En promedio, un animal dura entre 80 y 90 días en el proceso de atención, valoración y rehabilitación; sin embargo, algunos duran mucho más tiempo. “Nos llegan casos de animales que están habituados a comer Bon Bon Bum, a tomar cerveza, a usar pañales. Habituados al trato con los humanos, reciben voces de mando y responden a ellas. Cambiar esos hábitos es un trabajo muy difícil. Cambiar la dieta chatarra y regresar a sus hábitos silvestres es de paciencia y conocimiento”, puntualiza Carlos.

Al final del proceso, los caminos que quedan son tres: las liberaciones, las reubicaciones en fincas amigas o la eutanasia. Este último es el más triste para el equipo de profesionales que los atienden, pero hay casos en que estos animales son un riesgo para la salud pública, porque son portadores de enfermedades de gran impacto, como rabia, tuberculosos o parásitos externos.

“En lo nutricional, por ejemplo, cada especie tiene unos requerimientos. Por ejemplo, el yurumí (oso hormiguero) atropellado en la vía de Barranca de Upía, que tuvo una fractura en una mano, no podía caminar. El concesionario vial recibió la denuncia de que el animal estaba tirado en la carretera y contactó a Cormacarena. Por esto fue trasladado al parque. Durante tres meses estuvo en recuperación. Se le puso una férula y constantemente fue llevado a termiteros para que no perdiera la habilidad de alimentarse solo, también se le suministró una dieta con alta cantidad de vitamina K, porque no podíamos conseguir las cerca de 30 mil y 40 mil hormigas que debe comer. No podemos conseguir esa cantidad, pero sí le damos la dieta con alta cantidad de vitamina K, por ejemplo”, narra Diana.Carlos comenta que “el tráfico de especies en Colombia y el mundo sigue siendo negocio. En materia de política pública, hace mucha falta un impulso a la educación ambiental dirigida a todos los segmentos de la población, a los gremios, a las comunidades campesinas, indígenas, afrocolombianas para que ellos empiecen a disminuir las prácticas que promueven el tráfico de especies. La mayor parte de los traficantes no cazan, sino que compran animales. Y los cazadores que están en los territorios, son quienes conocen los senderos de movilidad de los animales silvestres, saben dónde duermen y toman agua. A esos cazadores hay que empezar a educarlos. No es un asunto de leyes o de cárcel sino de educación”.

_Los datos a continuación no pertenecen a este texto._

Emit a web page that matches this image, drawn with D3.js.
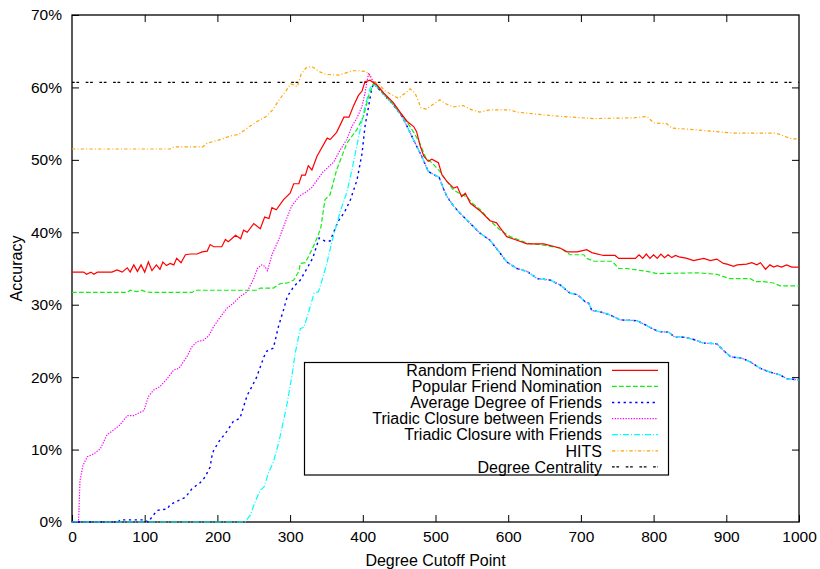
<!DOCTYPE html>
<html>
<head>
<meta charset="utf-8">
<script src="https://cdn.jsdelivr.net/npm/d3@7"></script>
<style>
  body { margin: 0; background: #fff; }
  svg text { font-family: "Liberation Sans", Arial, Helvetica, sans-serif; fill: #000; }
</style>
</head>
<body>
<svg id="chart" width="820" height="569"></svg>
<script>
// tick values
var xTicks = [0, 100, 200, 300, 400, 500, 600, 700, 800, 900, 1000];
var yTicks = [0, 10, 20, 30, 40, 50, 60, 70];

var seriesNames = [
  "Random Friend Nomination",
  "Popular Friend Nomination",
  "Average Degree of Friends",
  "Triadic Closure between Friends",
  "Triadic Closure with Friends",
  "HITS",
  "Degree Centrality"
];

// [degree cutoff, accuracy %]
var randomFriend = [[0,34.5],[16,34.5],[20,34.2],[26,34.5],[30,34.2],[35,34.5],[55,34.5],[62,34.8],[69,34.5],[76,35.1],[80,34.5],[85,35.5],[90,34.6],[95,35.5],[100,34.5],[105,35.9],[110,34.7],[116,35.5],[121,34.9],[125,35.9],[130,35.4],[135,35.7],[140,35.5],[144,36.4],[150,35.8],[156,36.9],[163,37.0],[172,37.0],[179,37.3],[186,37.4],[190,38.3],[195,38.0],[206,38.0],[211,39.0],[215,38.7],[225,39.6],[232,39.1],[236,40.3],[241,40.0],[250,41.2],[259,40.5],[265,42.1],[271,41.9],[275,43.4],[281,43.1],[291,44.5],[300,45.4],[305,46.7],[312,46.7],[316,47.9],[321,47.9],[325,49.2],[330,48.6],[337,50.5],[351,53.0],[355,52.8],[364,53.8],[374,55.9],[381,55.9],[387,57.4],[394,58.9],[399,59.5],[403,60.8],[410,61.0],[415,60.6],[419,60.4],[429,59.2],[442,57.9],[452,56.5],[461,55.3],[470,54.6],[474,53.9],[479,51.9],[484,50.5],[490,49.8],[495,50.1],[504,49.6],[509,47.9],[516,47.0],[525,46.1],[530,46.3],[536,44.9],[541,45.4],[548,44.0],[562,42.9],[575,41.6],[584,41.3],[589,40.6],[598,39.4],[612,38.9],[626,38.4],[649,38.4],[672,37.8],[681,37.3],[695,37.3],[708,37.6],[715,37.2],[731,36.8],[747,36.8],[752,36.4],[775,36.4],[780,36.9],[785,36.4],[790,37.0],[795,36.4],[800,36.9],[805,36.4],[810,37.0],[815,36.5],[820,36.9],[825,36.5],[830,36.8],[835,36.6],[846,36.4],[855,36.1],[869,36.4],[878,36.1],[887,36.3],[896,35.7],[901,35.6],[910,35.3],[915,35.5],[928,35.6],[935,35.8],[942,35.5],[947,35.8],[954,34.9],[960,35.5],[965,35.2],[970,35.4],[976,35.2],[983,35.5],[990,35.2],[1000,35.2]];

var popularFriend = [[0,31.7],[76,31.7],[80,32.0],[89,31.8],[96,32.0],[101,31.8],[108,31.7],[165,31.7],[170,32.0],[254,32.0],[259,32.3],[277,32.3],[286,32.9],[296,33.0],[305,33.4],[312,34.6],[314,35.7],[321,35.8],[330,37.6],[337,39.2],[342,40.5],[348,44.5],[355,45.2],[364,48.6],[378,52.3],[392,54.2],[401,56.0],[408,58.8],[415,60.6],[419,60.3],[429,59.1],[442,57.7],[452,56.4],[461,55.2],[470,53.8],[478,52.4],[487,50.2],[495,49.6],[506,48.4],[516,47.0],[524,45.9],[534,45.3],[543,44.9],[552,43.9],[562,43.1],[575,41.6],[589,40.3],[603,39.4],[626,38.5],[650,38.2],[667,37.9],[672,37.8],[685,36.9],[704,36.9],[708,36.4],[718,36.0],[743,36.0],[752,35.0],[763,35.0],[777,34.8],[791,34.6],[805,34.3],[860,34.4],[887,34.2],[905,33.6],[933,33.6],[940,33.2],[951,33.2],[965,33.0],[974,32.6],[1000,32.6]];

// the three triadic / degree curves share the same falling part
var lowerTail = [[419,60.1],[429,59.0],[442,57.6],[454,56.0],[463,54.2],[472,52.3],[481,50.5],[490,48.4],[497,48.0],[505,47.6],[511,46.0],[516,44.9],[525,43.6],[534,42.6],[547,41.3],[561,39.9],[575,38.9],[589,37.1],[598,35.9],[612,35.0],[626,34.6],[640,33.6],[658,33.4],[672,32.7],[685,31.6],[695,31.4],[706,30.4],[711,30.2],[715,29.2],[727,29.0],[740,28.6],[754,27.9],[777,27.8],[789,27.2],[798,26.7],[807,26.3],[821,26.2],[828,25.6],[843,25.5],[855,25.2],[869,24.7],[887,24.6],[896,23.7],[906,22.8],[922,22.6],[933,22.1],[947,21.2],[960,20.7],[974,20.3],[983,19.8],[1000,19.6]];

var averageDegreeRise = [[0,0],[64,0],[66,0.3],[98,0.3],[105,0],[110,0.7],[117,1.6],[131,1.8],[135,2.4],[149,3.1],[156,3.4],[165,4.6],[176,5.4],[183,6.2],[190,7.6],[193,9.4],[195,9.9],[202,11.1],[213,12.5],[222,13.9],[231,14.3],[236,15.9],[241,17.5],[248,18.8],[254,20.0],[264,22.8],[268,23.6],[277,24.0],[284,27.0],[291,29.3],[296,31.1],[305,32.5],[314,33.4],[331,36.4],[340,39.2],[348,38.8],[355,38.8],[366,41.5],[375,42.8],[383,44.5],[392,47.2],[399,50.9],[403,54.6],[408,57.4],[412,59.7],[415,60.6]];

var triadicBetweenRise = [[0,0],[9,0],[11,5.7],[15,7.8],[21,9.0],[30,9.4],[39,10.1],[48,12.0],[57,12.7],[66,13.4],[76,14.7],[85,14.7],[99,15.4],[105,17.3],[112,18.2],[121,18.7],[131,19.8],[140,21.0],[147,21.2],[158,22.8],[165,24.2],[172,24.9],[181,25.1],[188,25.7],[195,27.0],[204,28.3],[213,29.5],[222,30.2],[231,31.1],[241,31.8],[250,33.6],[255,35.0],[261,35.5],[265,35.3],[269,34.7],[275,36.9],[284,38.9],[293,41.3],[302,43.6],[313,45.0],[321,45.5],[330,46.2],[345,48.3],[360,49.7],[369,51.4],[378,52.8],[385,54.6],[392,55.8],[399,57.4],[403,59.2],[408,62.0],[411,61.5],[415,60.6]];

var triadicWithRise = [[0,0],[238,0],[245,0.9],[252,2.8],[259,4.4],[264,4.8],[270,6.7],[277,8.3],[284,10.8],[289,13.1],[296,16.4],[303,20.5],[307,23.3],[314,26.7],[319,26.9],[325,28.8],[333,31.6],[339,31.8],[344,33.4],[350,35.5],[358,38.9],[369,42.9],[378,45.5],[385,48.6],[395,53.5],[403,57.4],[410,59.9],[415,60.6]];

var hits = [[0,51.5],[135,51.5],[140,51.8],[180,51.8],[186,52.3],[204,52.8],[218,53.3],[229,53.5],[244,54.6],[258,55.5],[267,56.0],[276,56.9],[285,58.3],[294,59.5],[301,60.5],[310,60.1],[315,61.8],[322,62.7],[330,62.9],[340,62.2],[349,61.8],[368,61.7],[377,62.0],[386,62.3],[395,62.3],[404,62.2],[408,61.8],[415,60.8],[422,60.4],[431,59.5],[440,59.0],[449,58.5],[458,59.2],[465,59.8],[472,59.2],[480,57.2],[487,57.0],[496,57.6],[506,58.3],[515,57.7],[524,57.3],[538,57.5],[550,56.9],[561,56.6],[575,56.9],[602,56.9],[612,56.6],[649,56.2],[672,56.0],[718,55.7],[773,55.8],[791,56.0],[800,55.1],[818,55.0],[825,54.4],[864,54.1],[909,53.7],[968,53.7],[990,52.9],[1000,52.9]];

var degreeCentrality = [[0,60.7],[1000,60.7]];

var averageDegree = averageDegreeRise.concat(lowerTail);
var triadicBetween = triadicBetweenRise.concat(lowerTail);
var triadicWith = triadicWithRise.concat(lowerTail);

var colors = ["#ff0000", "#11ee11", "#0000ff", "#ff00ff", "#00ffff", "#ffa500", "#000000"];
var dashes = ["none", "4.7,2.3", "2.3,3.5", "1.3,1.4", "6,2,1,2", "3.3,2.2,1,2.2", "2.7,1.7,2.7,6.6"];
var widths = [1.2, 1.2, 1.4, 1.2, 1.2, 1.2, 1.2];
// drawing order, back to front: red last, cyan above blue and magenta
var drawOrder = [6, 5, 3, 2, 4, 1, 0];

var seriesData = [randomFriend, popularFriend, averageDegree, triadicBetween, triadicWith, hits, degreeCentrality];
var series = seriesNames.map((name, i) => ({ name: name, values: seriesData[i], color: colors[i], dash: dashes[i], width: widths[i] }));

var svg = d3.select("#chart");
var margin = { top: 15, right: 21, bottom: 47, left: 72 };
var width = +svg.attr("width") - margin.left - margin.right;
var height = +svg.attr("height") - margin.top - margin.bottom;

var x = d3.scaleLinear().domain([0, 1000]).range([0, width]);
var y = d3.scaleLinear().domain([0, 70]).range([height, 0]);

var g = svg.append("g")
  .attr("transform", "translate(" + margin.left + "," + margin.top + ")");

// axes with inward ticks on all four sides
g.append("g")
  .attr("class", "x axis")
  .attr("transform", `translate(0, ${height})`)
  .call(d3.axisBottom(x).tickValues(xTicks).tickSizeInner(-7).tickSizeOuter(0).tickPadding(8.5).tickFormat(d3.format("d")));

g.append("g")
  .attr("class", "x axis top")
  .call(d3.axisTop(x).tickValues(xTicks.slice(1, -1)).tickSizeInner(-7).tickSizeOuter(0).tickFormat(""));

g.append("g")
  .attr("class", "y axis")
  .call(d3.axisLeft(y).tickValues(yTicks).tickSizeInner(-7).tickSizeOuter(0).tickPadding(10).tickFormat(d => d + "%"));

g.append("g")
  .attr("class", "y axis right")
  .attr("transform", `translate(${width}, 0)`)
  .call(d3.axisRight(y).tickValues(yTicks.slice(1, -1)).tickSizeInner(-7).tickSizeOuter(0).tickFormat(""));

g.selectAll(".axis .domain").remove();
g.selectAll(".axis line").attr("stroke", "#000").attr("stroke-width", 1);
g.selectAll(".axis text")
  .style("font-size", "15.5px")
  .style("font-family", "'Liberation Sans', Arial, sans-serif")
  .attr("fill", "#000");

g.append("rect")
  .attr("x", 0)
  .attr("y", 0)
  .attr("width", width)
  .attr("height", height)
  .attr("fill", "none")
  .attr("stroke", "#000")
  .attr("stroke-width", 1.3);

svg.append("text")
  .attr("x", margin.left + width / 2)
  .attr("y", 566)
  .attr("text-anchor", "middle")
  .style("font-size", "16px")
  .text("Degree Cutoff Point");

svg.append("text")
  .attr("transform", "translate(22," + (margin.top + height / 2) + ") rotate(-90)")
  .attr("text-anchor", "middle")
  .style("font-size", "16px")
  .text("Accuracy");

var line = d3.line()
  .x(d => x(d[0]))
  .y(d => y(d[1]));

g.selectAll(".series")
  .data(drawOrder.map(i => series[i]))
  .enter()
  .append("path")
  .attr("class", "series")
  .attr("d", d => line(d.values))
  .attr("fill", "none")
  .attr("stroke", d => d.color)
  .attr("stroke-width", d => d.width)
  .attr("stroke-dasharray", d => d.dash);

// legend
var legend = svg.append("g").attr("class", "legend");

legend.append("rect")
  .attr("x", 304.5)
  .attr("y", 362.5)
  .attr("width", 364)
  .attr("height", 112.5)
  .attr("fill", "none")
  .attr("stroke", "#000")
  .attr("stroke-width", 1.2);

var rows = legend.selectAll(".row")
  .data(series)
  .enter()
  .append("g")
  .attr("class", "row")
  .attr("transform", (d, i) => "translate(0," + (370.3 + i * 16.1) + ")");

rows.append("text")
  .attr("x", 602)
  .attr("dy", "0.36em")
  .attr("text-anchor", "end")
  .style("font-size", "16px")
  .text(d => d.name);

rows.append("line")
  .attr("x1", 612)
  .attr("x2", 658)
  .attr("stroke", d => d.color)
  .attr("stroke-width", d => d.width)
  .attr("stroke-dasharray", d => d.dash);
</script>
</body>
</html>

Una guacamaya puede costar de $15 a $20 millones en el sur de Florida, que es uno de los destinos más importantes de tráfico de fauna. Un morroco (tortuga) bebé puede costar 40 o 45 euros en Barcelona. “Son animales que utilizan como mascotas. Como hay quien compra, hay quien vende. La fauna silvestre no es mascota”, sentencia el funcionario de Cormacarena.

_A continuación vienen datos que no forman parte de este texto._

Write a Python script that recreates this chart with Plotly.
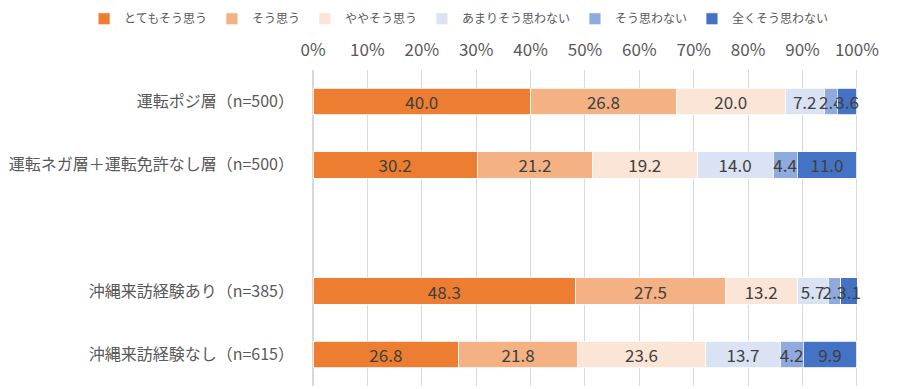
import plotly.graph_objects as go

categories = ["運転ポジ層（n=500）", "運転ネガ層＋運転免許なし層（n=500）",
              "沖縄来訪経験あり（n=385）", "沖縄来訪経験なし（n=615）"]
series_names = ["とてもそう思う", "そう思う", "ややそう思う", "あまりそう思わない", "そう思わない", "全くそう思わない"]
s1 = [40.0, 30.2, 48.3, 26.8]
s2 = [26.8, 21.2, 27.5, 21.8]
s3 = [20.0, 19.2, 13.2, 23.6]
s4 = [7.2, 14.0, 5.7, 13.7]
s5 = [2.4, 4.4, 2.3, 4.2]
s6 = [3.6, 11.0, 3.1, 9.9]
tick_vals = [0, 10, 20, 30, 40, 50, 60, 70, 80, 90, 100]

colors = ["#ED7D31", "#F4B183", "#FBE5D6", "#DAE3F3", "#8FAADC", "#4472C4"]
series = [s1, s2, s3, s4, s5, s6]
spacer = " "
cat_order = categories[:2] + [spacer] + categories[2:]

FONT = "Noto Sans CJK JP"
fig = go.Figure()
for name, vals, col in zip(series_names, series, colors):
    fig.add_trace(go.Bar(
        name=name, y=categories, x=vals, orientation="h",
        marker=dict(color=col, line=dict(color="white", width=0.8)),
        text=[f"{v:.1f}" for v in vals], textposition="inside",
        insidetextanchor="middle", constraintext="none", textangle=0,
        textfont=dict(family=FONT, size=17, color="#404040"),
        cliponaxis=False,
    ))

fig.update_layout(
    barmode="stack", bargap=0.58,
    width=897, height=389,
    margin=dict(l=305, r=47, t=62, b=11, autoexpand=False),
    paper_bgcolor="white", plot_bgcolor="white",
    font=dict(family=FONT, size=15, color="#595959"),
    legend=dict(orientation="h", xref="paper", yref="paper",
                x=-0.42, xanchor="left", y=1.208, yanchor="top",
                traceorder="normal",
                font=dict(size=12, color="#595959"), itemwidth=30,
                tracegroupgap=0),
)
fig.update_xaxes(side="top", range=[0, 100.2], tickvals=tick_vals,
                 ticktext=[f"{v}%" for v in tick_vals], automargin=False,
                 showgrid=True, gridcolor="#D9D9D9", gridwidth=1,
                 zeroline=True, zerolinecolor="#D9D9D9", ticklabelstandoff=10,
                 tickfont=dict(size=17, color="#595959"), ticks="")
fig.update_yaxes(categoryorder="array", categoryarray=cat_order, automargin=False,
                 autorange="reversed", tickfont=dict(size=16, color="#595959"),
                 ticks="", ticklabelstandoff=18, showgrid=False)

fig.write_html("out.html")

En el Meta, el cuarto departamento más extenso del país y uno de los cinco más biodiversos, también hay mercado de carne de monte, o de marisca, “donde las especies apetecidas son la lapa, el armadillo, el chigüiro, dantas, venados, marimondas”, explica con preocupación Carlos.

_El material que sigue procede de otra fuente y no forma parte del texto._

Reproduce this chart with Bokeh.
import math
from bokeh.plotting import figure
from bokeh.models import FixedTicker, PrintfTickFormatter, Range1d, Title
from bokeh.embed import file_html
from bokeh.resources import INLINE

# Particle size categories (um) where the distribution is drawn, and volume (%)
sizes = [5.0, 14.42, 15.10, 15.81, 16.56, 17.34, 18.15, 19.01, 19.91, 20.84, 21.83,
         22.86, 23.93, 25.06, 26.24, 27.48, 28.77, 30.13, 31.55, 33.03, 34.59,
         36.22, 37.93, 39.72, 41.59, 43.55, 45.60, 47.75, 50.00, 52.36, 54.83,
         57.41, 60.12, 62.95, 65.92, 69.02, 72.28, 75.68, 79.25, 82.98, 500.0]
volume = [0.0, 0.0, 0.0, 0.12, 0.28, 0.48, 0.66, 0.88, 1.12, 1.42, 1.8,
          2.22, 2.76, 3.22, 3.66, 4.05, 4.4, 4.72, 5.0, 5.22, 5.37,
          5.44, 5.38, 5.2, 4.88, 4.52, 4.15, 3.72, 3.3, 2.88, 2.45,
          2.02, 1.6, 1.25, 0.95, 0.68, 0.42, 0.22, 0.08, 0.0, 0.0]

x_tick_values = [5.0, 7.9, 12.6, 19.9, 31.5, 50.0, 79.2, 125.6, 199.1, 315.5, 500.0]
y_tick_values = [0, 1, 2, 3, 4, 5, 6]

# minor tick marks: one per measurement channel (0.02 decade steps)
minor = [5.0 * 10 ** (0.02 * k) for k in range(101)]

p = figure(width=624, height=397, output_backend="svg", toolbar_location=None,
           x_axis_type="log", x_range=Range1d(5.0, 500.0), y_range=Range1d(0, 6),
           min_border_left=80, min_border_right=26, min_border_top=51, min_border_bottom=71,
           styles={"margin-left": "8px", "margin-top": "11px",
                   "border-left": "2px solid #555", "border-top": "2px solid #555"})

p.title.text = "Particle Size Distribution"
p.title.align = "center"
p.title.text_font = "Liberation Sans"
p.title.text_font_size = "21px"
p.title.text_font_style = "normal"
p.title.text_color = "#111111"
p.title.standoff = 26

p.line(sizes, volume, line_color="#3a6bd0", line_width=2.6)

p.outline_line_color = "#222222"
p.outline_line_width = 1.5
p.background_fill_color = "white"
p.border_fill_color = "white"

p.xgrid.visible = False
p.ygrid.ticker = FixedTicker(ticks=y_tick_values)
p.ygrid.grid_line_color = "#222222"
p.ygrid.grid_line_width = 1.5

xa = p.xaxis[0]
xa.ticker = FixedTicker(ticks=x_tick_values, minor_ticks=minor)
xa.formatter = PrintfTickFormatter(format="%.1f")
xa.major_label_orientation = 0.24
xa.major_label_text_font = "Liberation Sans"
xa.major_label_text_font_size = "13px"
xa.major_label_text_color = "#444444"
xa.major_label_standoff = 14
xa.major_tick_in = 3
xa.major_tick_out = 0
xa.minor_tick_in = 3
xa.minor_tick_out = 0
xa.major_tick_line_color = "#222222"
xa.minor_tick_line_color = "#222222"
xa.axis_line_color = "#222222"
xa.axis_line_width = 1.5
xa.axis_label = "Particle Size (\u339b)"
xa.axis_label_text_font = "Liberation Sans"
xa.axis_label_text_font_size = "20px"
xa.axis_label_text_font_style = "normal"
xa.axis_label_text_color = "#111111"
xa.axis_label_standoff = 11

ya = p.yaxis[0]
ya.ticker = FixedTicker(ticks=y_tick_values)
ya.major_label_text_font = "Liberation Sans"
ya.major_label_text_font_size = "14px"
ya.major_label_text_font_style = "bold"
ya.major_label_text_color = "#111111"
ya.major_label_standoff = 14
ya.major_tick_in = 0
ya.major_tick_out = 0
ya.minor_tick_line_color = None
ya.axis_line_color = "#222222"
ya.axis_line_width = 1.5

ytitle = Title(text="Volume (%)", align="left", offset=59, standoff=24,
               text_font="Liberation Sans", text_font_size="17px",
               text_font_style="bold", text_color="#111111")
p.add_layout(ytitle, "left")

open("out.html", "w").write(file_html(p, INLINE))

Como si fuera poco, hoy la agroindustria acaparó el paisaje llanero. Esto ha producido que la fauna silvestre se desplace y se concentre en pequeños espacios de conservación, como es el caso de la finca Yurumí. “Todos los seres vivos buscamos alimentos, posibilidades de reproducción y tranquilidad, por eso hay que seguir trabajando en esto”, concluye este llanero por adopción que todos los días lucha contra la desaparición de los animales silvestres en los Llanos Orientales.